Given information:
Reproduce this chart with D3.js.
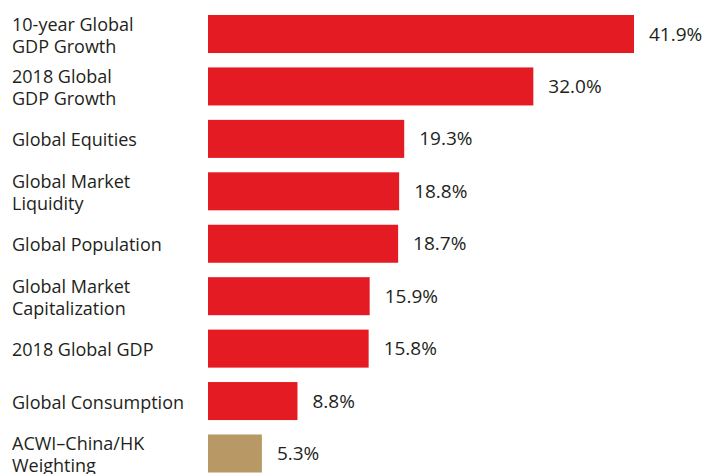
<!DOCTYPE html>
<html>
<head>
<meta charset="utf-8">
<script src="https://cdn.jsdelivr.net/npm/d3@7"></script>
<style>
  html, body { margin: 0; padding: 0; background: #fff; }
  svg { display: block; }
  text { font-family: "Open Sans", "Noto Sans", sans-serif; fill: #231f20; }
</style>
</head>
<body>
<svg id="chart" width="717" height="474"></svg>
<script>
// Category labels (line breaks as drawn), values in percent, bar colours
const categories = [
  ["10-year Global", "GDP Growth"],
  ["2018 Global", "GDP Growth"],
  ["Global Equities"],
  ["Global Market", "Liquidity"],
  ["Global Population"],
  ["Global Market", "Capitalization"],
  ["2018 Global GDP"],
  ["Global Consumption"],
  ["ACWI\u2013China/HK", "Weighting"]
];
const values = [41.9, 32.0, 19.3, 18.8, 18.7, 15.9, 15.8, 8.8, 5.3];
const colors = ["#e41b23", "#e41b23", "#e41b23", "#e41b23", "#e41b23", "#e41b23", "#e41b23", "#e41b23", "#b89865"];

const svg = d3.select("#chart");
const barLeft = 208;
const labelSize = 18;
const valueSize = 19;

const x = d3.scaleLinear().domain([0, 41.9]).range([barLeft, 634]);
const y = d3.scaleBand()
  .domain(d3.range(values.length))
  .range([15, 472.5])
  .paddingInner(0.275)
  .paddingOuter(0);

const rows = svg.selectAll("g.row")
  .data(values.map((v, i) => ({ v, i, label: categories[i], color: colors[i] })))
  .join("g")
  .attr("class", "row");

rows.append("rect")
  .attr("x", x(0))
  .attr("y", d => y(d.i))
  .attr("width", d => x(d.v) - x(0))
  .attr("height", y.bandwidth())
  .attr("fill", d => d.color);

rows.append("text")
  .attr("x", d => x(d.v) + 15)
  .attr("y", d => y(d.i) + y.bandwidth() / 2 + 6.5)
  .attr("font-size", valueSize)
  .text(d => d.v.toFixed(1) + "%");

rows.each(function (d) {
  const g = d3.select(this);
  const c = y(d.i) + y.bandwidth() / 2;
  const lines = d.label;
  const first = lines.length === 1 ? c + 7.5 : c - 3.5;
  lines.forEach((ln, k) => {
    g.append("text")
      .attr("x", 12)
      .attr("y", first + k * 22)
      .attr("font-size", labelSize)
      .text(ln);
  });
});
</script>
</body>
</html>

Stated task:
Copy out all lines from the material above that contain the string "chart".

The result:
Reproduce this chart with D3.js.
<svg id="chart" width="717" height="474"></svg>
const svg = d3.select("#chart");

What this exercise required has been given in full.